The West Penn Calamity

This article from the July 27, 1877 issue of the Pittsburgh Daily Post briefly accounts a court proceeding concerning a collision on the West Penn Railroad in which five men were killed.

Coroner's Inquest-Testimony of Trainmen-The Verdict.

Last evening Coroner Thomas held an inquest at his office on the bodies of Jacob Fails, Fred Louther, Al Price, Harry Hill and John McCarthy, who were killed by a collision on the West Penn railroad on Wednesday last. Among the witnesses who testified were J.D. Snyder, conductor of the Philadelphia express, P. McCarty, brakemen of the same train, A.G. Kennedy, engineer of the Blairsville mail train, H.M. Forrester, conductor of the same train, and J.L. Gaches, dispatcher of the road. The substance of all the testimony may be briefly stated as follows: The Philadelphia express, which was, previous to last Sunday, run on the Pennsylvania road, and was placed on the West Penn as a second class train. The Blairsville mail, which collided with the former, was a first class train which has been running on the West Penn road for years.
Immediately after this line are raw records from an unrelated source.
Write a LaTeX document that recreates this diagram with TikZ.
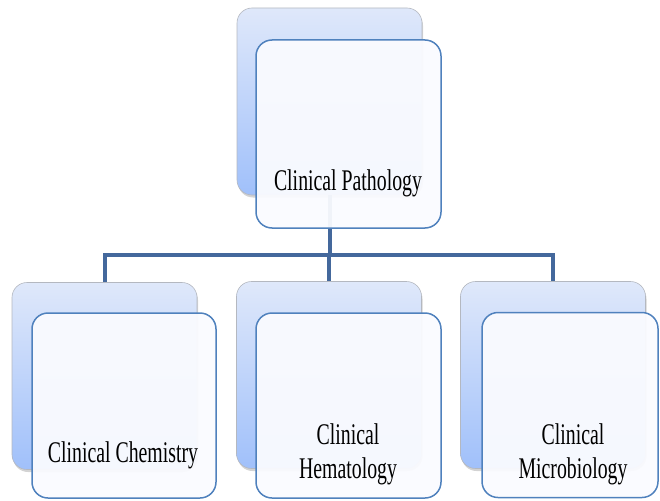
\documentclass[tikz,border=0pt]{standalone}
\usepackage{fontspec}
\newfontfamily\lblfont[FakeStretch=0.66]{Liberation Serif}
\usetikzlibrary{shadows,calc}
\definecolor{backtop}{HTML}{DFE8FA}
\definecolor{backbot}{HTML}{A0C0FA}
\definecolor{backline}{HTML}{B4B8C0}
\definecolor{frontfill}{HTML}{FAFBFF}
\definecolor{frontline}{HTML}{4F81BD}
\definecolor{connc}{HTML}{44689C}
\tikzset{
  backbox/.style={rectangle, rounded corners=15pt, minimum width=185pt, minimum height=187pt,
    top color=backtop, bottom color=backbot, draw=backline, line width=0.6pt, inner sep=0pt,
    drop shadow={opacity=0.35, shadow xshift=1pt, shadow yshift=-2.5pt}},
  frontbox/.style={rectangle, rounded corners=16pt, minimum height=185pt, inner sep=0pt,
    fill=frontfill, fill opacity=0.95, draw=frontline, line width=1.5pt},
  lbl/.style={font=\lblfont\fontsize{30}{34}\selectfont, align=center, inner sep=0pt, anchor=base, text=black},
  conn/.style={draw=connc, line width=4pt}
}
\begin{document}
\begin{tikzpicture}[x=1pt,y=-1pt]
\useasboundingbox (0,0) rectangle (660,500);
% back boxes
\node[backbox] (tb) at (329.5,101.5) {};
\node[backbox] (b1) at (104.5,376) {};
\node[backbox] (b2) at (329,375) {};
\node[backbox] (b3) at (553,375) {};
% connectors
\coordinate (bar) at (0,255);
\draw[conn] (tb.south) -- (tb.south |- bar);
\draw[conn] (b1.north) |- (b3.north |- bar) -- (b3.north);
\draw[conn] (b2.north) -- (b2.north |- bar);
% front boxes
\node[frontbox, minimum width=185pt, minimum height=188pt] (tf) at (348.5,134) {};
\node[frontbox, minimum width=184pt] (f1) at (124,405.5) {};
\node[frontbox, minimum width=185pt] (f2) at (348.5,405.5) {};
\node[frontbox, minimum width=176pt] (f3) at (570,405) {};
% labels
\node[lbl] (tt) at (348,190) {Clinical Pathology};
\node[lbl] (t1) at (123,462) {Clinical Chemistry};
\node[lbl] (t2a) at (348,444) {Clinical};
\node[lbl] (t2b) at (348,478) {Hematology};
\node[lbl] (t3a) at (573,444) {Clinical};
\node[lbl] (t3b) at (573,478) {Microbiology};
\end{tikzpicture}
\end{document}
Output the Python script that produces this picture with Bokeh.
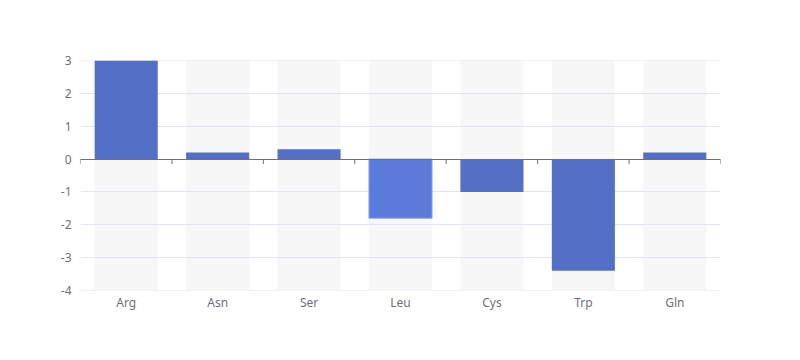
from bokeh.plotting import figure
from bokeh.models import ColumnDataSource, Range1d, FactorRange, PrintfTickFormatter
from bokeh.transform import dodge
from bokeh.embed import file_html
from bokeh.resources import INLINE

categories = ["Arg", "Asn", "Ser", "Leu", "Cys", "Trp", "Gln"]
values = [3, 0.2, 0.3, -1.8, -1, -3.4, 0.2]
y_ticks = [-4, -3, -2, -1, 0, 1, 2, 3]
highlight = "Leu"

FONT = "Noto Sans"
LABEL = "#6e7079"

p = figure(frame_width=640, frame_height=230, output_backend="svg", toolbar_location=None,
           x_range=FactorRange(*categories, range_padding=0),
           y_range=Range1d(min(y_ticks), max(y_ticks)),
           min_border_left=80, min_border_right=72, min_border_top=60, min_border_bottom=40)
p.outline_line_color = None
p.xgrid.grid_line_color = None
p.ygrid.grid_line_color = None

colors = ["#5a7bd9" if c == highlight else "#5470c6" for c in categories]
lines = ["#8fa3e9" if c == highlight else None for c in categories]
src = ColumnDataSource(dict(cat=categories, val=values, color=colors, lc=lines,
                            top=[max(y_ticks)] * len(categories),
                            bot=[min(y_ticks)] * len(categories)))

# background bands
p.vbar(x="cat", top="top", bottom="bot", width=0.69, source=src,
       fill_color="#b4b4b4", fill_alpha=0.1, line_color=None)
# horizontal grid lines
p.hspan(y=[t for t in y_ticks if t != 0], line_color="#e0e6f1", line_width=1)
# bars
p.vbar(x="cat", top="val", bottom=0, width=0.69, source=src,
       fill_color="color", line_color="lc", line_width=1)
# zero axis line
p.hspan(y=[0], line_color=LABEL, line_width=1)
# ticks at category boundaries
tick_src = ColumnDataSource(dict(cat=categories))
p.segment(x0=dodge("cat", -0.5, range=p.x_range), y0=0,
          x1=dodge("cat", -0.5, range=p.x_range), y1=-0.15,
          source=tick_src, line_color=LABEL, line_width=1)
p.segment(x0=dodge("cat", 0.5, range=p.x_range), y0=0,
          x1=dodge("cat", 0.5, range=p.x_range), y1=-0.15,
          source=ColumnDataSource(dict(cat=[categories[-1]])), line_color=LABEL, line_width=1)

p.yaxis.ticker = y_ticks
p.yaxis.formatter = PrintfTickFormatter(format="%d")
for ax in (p.xaxis[0], p.yaxis[0]):
    ax.axis_line_color = None
    ax.major_tick_line_color = None
    ax.minor_tick_line_color = None
    ax.major_tick_out = 0
    ax.major_tick_in = 0
    ax.minor_tick_out = 0
    ax.major_label_text_color = LABEL
    ax.major_label_text_font = FONT
    ax.major_label_text_font_size = "12px"
p.yaxis.major_label_standoff = 9
p.xaxis.major_label_standoff = 3

open("out.html", "w").write(file_html(p, INLINE))
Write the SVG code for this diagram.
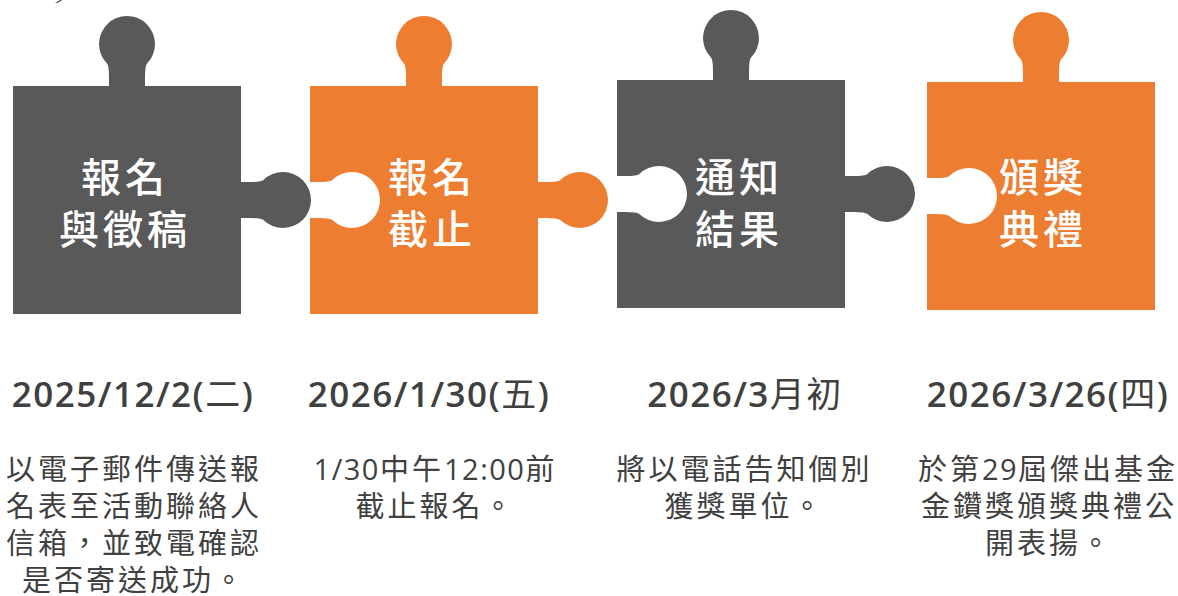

First class trains are entitled to right of way, and all second class running on orders, as these were, must lay over on sidings until ordered to proceed further. The mail train therefore, had the right of way, and was entitled to proceed, while the Philadelphia express should have remained on the siding at Sharpsburg, which it failed to do, and the engineer thereof caused the collision, it is believed, by proceeding without orders. The jury afterr [sic] deliberating for half an hour, rendered the following verdict:

The deceased came to their death on July 23, 1873, near Sharpsburg, on the West Penn Railroad, by a collision on said road, caused by the pilot engineer, Jacob A. Fails, running past a station that he should have stopped at for the train coming west to pass.